Собственно, это уже происходит. Огромный репрессивный аппарат, от национальной гвардии до Центра «Э», не может сидеть без дела. В силу внутренних бюрократических законов эти люди вынуждены открывать все новые и новые дела вплоть до самых абсурдных, как в случае с подростками, намеревающимися «взорвать» здание ФСБ в игре «Майнкрафт».
К сожалению, я не смотрю в будущее России с оптимизмом.
Когда-то казалось, что если Путин уйдет, то во власти найдется достаточно либеральных прозападных политиков, которые поведут Россию по, условно говоря, цивилизованному пути. Тем более что в 90-х была создана для этого экономическая и правовая база. К сожалению, эта точка давно пройдена…
Про так называемых «системных либералов» рассуждать столь же бессмысленно, как и про «системную оппозицию» в Думе.
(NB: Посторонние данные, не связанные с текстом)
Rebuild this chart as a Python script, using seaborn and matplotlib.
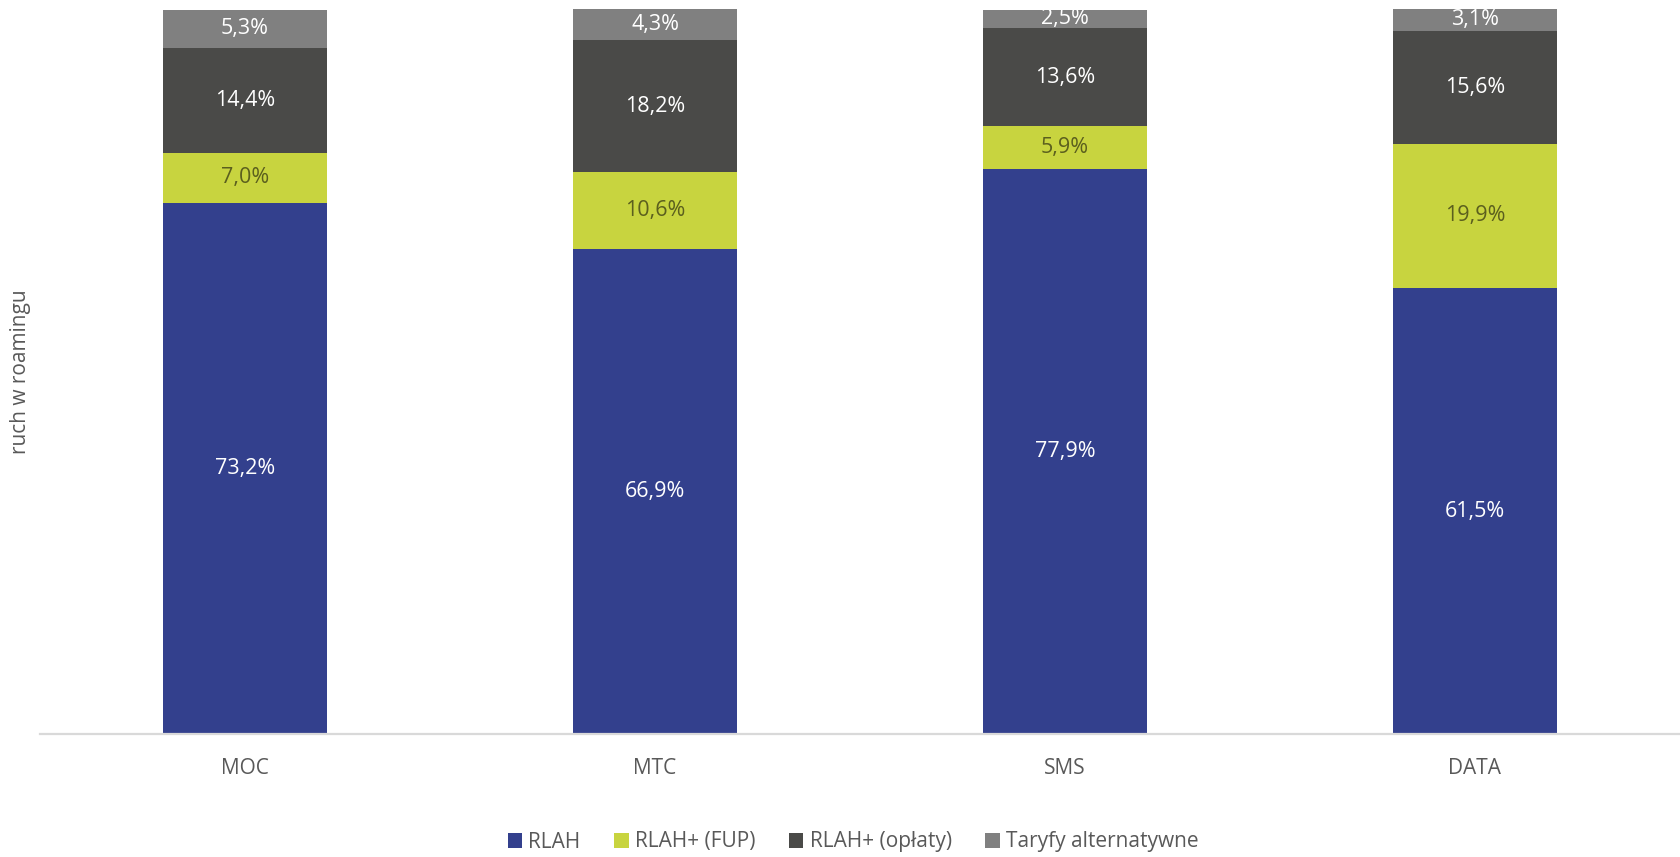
import pandas as pd
import matplotlib.pyplot as plt
import seaborn as sns
from matplotlib.patches import Patch

# dane (%)
categories = ['MOC', 'MTC', 'SMS', 'DATA']
series_names = ['RLAH', 'RLAH+ (FUP)', 'RLAH+ (opłaty)', 'Taryfy alternatywne']
rlah = [73.2, 66.9, 77.9, 61.5]
rlah_fup = [7.0, 10.6, 5.9, 19.9]
rlah_oplaty = [14.4, 18.2, 13.6, 15.6]
taryfy_alt = [5.3, 4.3, 2.5, 3.1]

colors = ['#33408D', '#C8D43F', '#4A4A48', '#808080']
label_colors = ['white', '#5B5F1E', 'white', 'white']
text_gray = '#595959'

sns.set_theme(style='white')
plt.rcParams['font.family'] = ['Open Sans', 'DejaVu Sans']

values = [rlah, rlah_fup, rlah_oplaty, taryfy_alt]
df = pd.DataFrame({'kategoria': categories})
for name, vals in zip(series_names, values):
    df[name] = vals

fig = plt.figure(figsize=(16.8, 8.57), dpi=100)
ax = fig.add_axes([40 / 1680, 1 - 734 / 857, 1 - 40 / 1680, 725 / 857])

bottom = [0.0] * len(categories)
for name, col, lcol in zip(series_names, colors, label_colors):
    sns.barplot(data=df, x='kategoria', y=name, bottom=bottom, color=col,
                width=0.4, ax=ax, saturation=1, edgecolor='none')
    for i, v in enumerate(df[name]):
        ax.text(i, bottom[i] + v / 2, f'{v:.1f}%'.replace('.', ','),
                ha='center', va='center', color=lcol, fontsize=15.5)
    bottom = [b + v for b, v in zip(bottom, df[name])]

ax.set_xlim(-0.5, 3.5)
ax.set_ylim(0, 100)
ax.set_yticks([])
ax.set_xlabel('')
ax.set_ylabel('')
for s in ['top', 'right', 'left']:
    ax.spines[s].set_visible(False)
ax.spines['bottom'].set_color('#D9D9D9')
ax.spines['bottom'].set_linewidth(1.6)
ax.tick_params(axis='x', length=0, pad=17, labelsize=15, labelcolor=text_gray)

fig.text(21 / 1680, 1 - 372 / 857, 'ruch w roamingu', rotation=90,
         ha='center', va='center', fontsize=15, color=text_gray)

handles = [Patch(facecolor=c, edgecolor='none') for c in colors]
fig.legend(handles, series_names, loc='center', bbox_to_anchor=(853 / 1680, 1 - 842 / 857),
           ncol=4, frameon=False, fontsize=15, labelcolor=text_gray,
           handlelength=0.7, handleheight=0.7, handletextpad=0.3, columnspacing=1.6)

fig.savefig('out.png', dpi=100)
И новому Горбачеву взяться неоткуда.
Что касается реальной оппозиции, то, к сожалению, сейчас она практически нейтрализована.
А самое главное и самое печальное – это пассивность российского народа.
Все последние годы российская власть боролась не только с оппозицией, но и с любыми формами гражданского общества. И вот результат: российский народ разобщен, запуган и задавлен. Следует признать: большинство населения устраивает такая жизнь. А те, кого она не устраивает, терпят и приспосабливаются.
Теоретически можно допустить, что начнутся национальные волнения на Северном Кавказе, в Татарстане, народные бунты в отдаленных от Москвы регионах, что приведет к дальнейшему развалу России. Но пока что власть всеми силами стремится предотвратить подобный сценарий. Чечня, которую федеральный центр заваливает деньгами, – яркий пример такой политики. К тому же, как известно, бунт в России «бессмысленный и беспощадный», и рассчитывать на то, что он принесет позитивные перемены, тоже бессмысленно.
Наиболее вероятный сценарий – дальнейшее закукливание режима и закручивание гаек, политическая монолитность, убогий образ жизни большинства населения при наличии сверхбогатой элиты.
Впрочем, можно оставить маленький лучик надежды и напомнить, что в России многие революционные перемены происходили вопреки исторической логике и прогнозам профессиональных историков и политологов.